Functional MRI, or fMRI, is a medical imaging method that shows which parts of the brain are more active during a task or at rest. It builds on standard MRI, which uses strong magnetic fields and radio waves to make detailed images of soft tissue. fMRI matters because it lets scientists and doctors study living brain function without surgery or radiation. It is widely used in neuroscience research, surgical planning, and studies of disorders that affect thinking, movement, and sensation.
fMRI does not measure neurons directly. Instead, it detects small changes in blood oxygen levels that happen after active neurons use energy, a signal called the BOLD effect. Active brain regions receive more oxygen-rich blood, which slightly changes the magnetic properties of nearby tissue and alters the MRI signal.
By comparing signal changes over time, computers create color activity maps overlaid on brain anatomy.
Key Facts
- fMRI = functional magnetic resonance imaging, a method for mapping brain activity over time.
- BOLD signal = blood oxygen level dependent signal, based on changes in oxygenated and deoxygenated hemoglobin.
- Active neurons use more energy, and local blood flow increases to supply oxygen and glucose.
- The BOLD response is delayed, often peaking about 4 to 6 s after neural activity begins.

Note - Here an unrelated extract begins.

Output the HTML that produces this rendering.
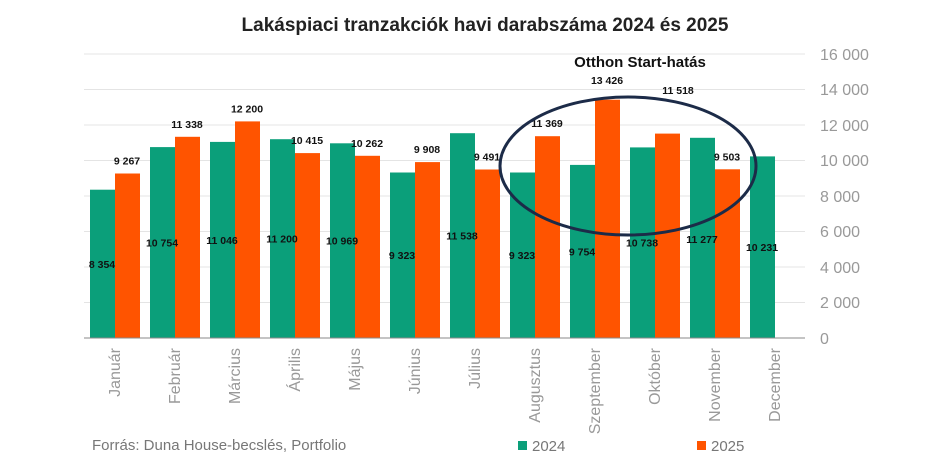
<!DOCTYPE html>
<html><head><meta charset="utf-8"><style>
body{margin:0;background:#fff;}
svg text{font-family:"Liberation Sans",sans-serif;}
.v{font-size:10.5px;font-weight:bold;fill:#111;text-anchor:middle}
.m{font-size:16px;fill:#999;text-anchor:end}
</style></head><body>
<svg width="925" height="459" viewBox="0 0 925 459" xmlns="http://www.w3.org/2000/svg">
<rect width="925" height="459" fill="#fff"/>
<text x="485" y="31" text-anchor="middle" font-size="19" font-weight="bold" fill="#222">Lakáspiaci tranzakciók havi darabszáma 2024 és 2025</text>
<g stroke="#e4e4e4" stroke-width="1">
<line x1="84" x2="805" y1="54" y2="54"/><line x1="84" x2="805" y1="89.5" y2="89.5"/>
<line x1="84" x2="805" y1="125" y2="125"/><line x1="84" x2="805" y1="160.5" y2="160.5"/>
<line x1="84" x2="805" y1="196" y2="196"/><line x1="84" x2="805" y1="231.5" y2="231.5"/>
<line x1="84" x2="805" y1="267" y2="267"/><line x1="84" x2="805" y1="302.5" y2="302.5"/>
</g>
<g font-size="16" fill="#999">
<text x="820" y="60">16 000</text><text x="820" y="95">14 000</text><text x="820" y="131">12 000</text>
<text x="820" y="166">10 000</text><text x="820" y="202">8 000</text><text x="820" y="237">6 000</text>
<text x="820" y="273">4 000</text><text x="820" y="308">2 000</text><text x="820" y="344">0</text>
</g>
<g fill="#0b9f7a">
<rect x="90" y="189.7" width="25" height="148.3"/>
<rect x="150" y="147.1" width="25" height="190.9"/>
<rect x="210" y="141.9" width="25" height="196.1"/>
<rect x="270" y="139.2" width="25" height="198.8"/>
<rect x="330" y="143.3" width="25" height="194.7"/>
<rect x="390" y="172.5" width="25" height="165.5"/>
<rect x="450" y="133.2" width="25" height="204.8"/>
<rect x="510" y="172.5" width="25" height="165.5"/>
<rect x="570" y="164.9" width="25" height="173.1"/>
<rect x="630" y="147.4" width="25" height="190.6"/>
<rect x="690" y="137.8" width="25" height="200.2"/>
<rect x="750" y="156.4" width="25" height="181.6"/>
</g>
<g fill="#ff5400">
<rect x="115" y="173.5" width="25" height="164.5"/>
<rect x="175" y="136.8" width="25" height="201.2"/>
<rect x="235" y="121.4" width="25" height="216.6"/>
<rect x="295" y="153.1" width="25" height="184.9"/>
<rect x="355" y="155.8" width="25" height="182.2"/>
<rect x="415" y="162.1" width="25" height="175.9"/>
<rect x="475" y="169.5" width="25" height="168.5"/>
<rect x="535" y="136.2" width="25" height="201.8"/>
<rect x="595" y="99.7" width="25" height="238.3"/>
<rect x="655" y="133.6" width="25" height="204.4"/>
<rect x="715" y="169.3" width="25" height="168.7"/>
</g>
<g>
<text class="v" x="102" y="268">8 354</text>
<text class="v" x="162" y="246.5">10 754</text>
<text class="v" x="222" y="244">11 046</text>
<text class="v" x="282" y="242.6">11 200</text>
<text class="v" x="342" y="244.6">10 969</text>
<text class="v" x="402" y="259.2">9 323</text>
<text class="v" x="462" y="239.6">11 538</text>
<text class="v" x="522" y="259.2">9 323</text>
<text class="v" x="582" y="255.4">9 754</text>
<text class="v" x="642" y="246.7">10 738</text>
<text class="v" x="702" y="242.9">11 277</text>
<text class="v" x="762" y="251.2">10 231</text>
<text class="v" x="127" y="164.5">9 267</text>
<text class="v" x="187" y="127.8">11 338</text>
<text class="v" x="247" y="112.4">12 200</text>
<text class="v" x="307" y="144.1">10 415</text>
<text class="v" x="367" y="146.8">10 262</text>
<text class="v" x="427" y="153.1">9 908</text>
<text class="v" x="487" y="160.5">9 491</text>
<text class="v" x="547" y="127.2">11 369</text>
<text class="v" x="607" y="84">13 426</text>
<text class="v" x="678" y="94">11 518</text>
<text class="v" x="727" y="160.3">9 503</text>
</g>
<g>
<text class="m" transform="translate(120,348) rotate(-90)">Január</text>
<text class="m" transform="translate(180,348) rotate(-90)">Február</text>
<text class="m" transform="translate(240,348) rotate(-90)">Március</text>
<text class="m" transform="translate(300,348) rotate(-90)">Április</text>
<text class="m" transform="translate(360,348) rotate(-90)">Május</text>
<text class="m" transform="translate(420,348) rotate(-90)">Június</text>
<text class="m" transform="translate(480,348) rotate(-90)">Július</text>
<text class="m" transform="translate(540,348) rotate(-90)">Augusztus</text>
<text class="m" transform="translate(600,348) rotate(-90)">Szeptember</text>
<text class="m" transform="translate(660,348) rotate(-90)">Október</text>
<text class="m" transform="translate(720,348) rotate(-90)">November</text>
<text class="m" transform="translate(780,348) rotate(-90)">December</text>
</g>
<line x1="84" x2="805" y1="338" y2="338" stroke="#888" stroke-width="1"/>
<ellipse cx="628" cy="166" rx="128" ry="69" fill="none" stroke="#1c2b48" stroke-width="3"/>
<text x="640" y="67" text-anchor="middle" font-size="15" font-weight="bold" fill="#111">Otthon Start-hatás</text>
<text x="92" y="450" font-size="15" fill="#777">Forrás: Duna House-becslés, Portfolio</text>
<rect x="518" y="441" width="9" height="9" fill="#0b9f7a"/><text x="532" y="451" font-size="15" fill="#777">2024</text>
<rect x="697" y="441" width="9" height="9" fill="#ff5400"/><text x="711" y="451" font-size="15" fill="#777">2025</text>
</svg>
</body></html>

- Signal percent change = (active signal - baseline signal) / baseline signal x 100%.
- fMRI has high spatial resolution for brain mapping, but lower time resolution than electrical methods such as EEG.
Vocabulary
- MRI scanner bore
- The bore is the central opening of the MRI scanner where the patient lies during imaging.
- BOLD signal
- The BOLD signal is an MRI signal change caused by different magnetic effects of oxygenated and deoxygenated blood.
- Hemoglobin
- Hemoglobin is the oxygen-carrying protein in red blood cells that affects the fMRI signal depending on its oxygen level.
- Voxel
- A voxel is a small three-dimensional volume element used to represent part of the brain in an MRI image.
- Hemodynamic response
- The hemodynamic response is the change in blood flow and blood oxygenation that follows neural activity.
Common Mistakes to Avoid
- Saying fMRI directly records neuron firing is wrong because it measures blood oxygen changes that are linked to neural activity, not electrical signals themselves.
- Interpreting every bright spot as a single active thought is wrong because fMRI maps statistical signal changes across many voxels and conditions.
- Ignoring the time delay of the BOLD response is wrong because the blood oxygen signal can peak several seconds after the neurons were active.
- Comparing fMRI colors without checking the scale is wrong because color intensity depends on the chosen statistical threshold and display settings.
Practice Questions
- 1 During a finger-tapping task, a voxel has a baseline MRI signal of 1200 units and an active signal of 1218 units. What is the percent signal change?
- 2 A neural event begins at t = 0 s, and the BOLD response peaks 5 s later. If a stimulus is shown every 2 s for 20 s, how many stimuli occur before the first BOLD peak?
- 3 A patient moves slightly during an fMRI scan. Explain why motion can create false activity patterns and how researchers might reduce this problem.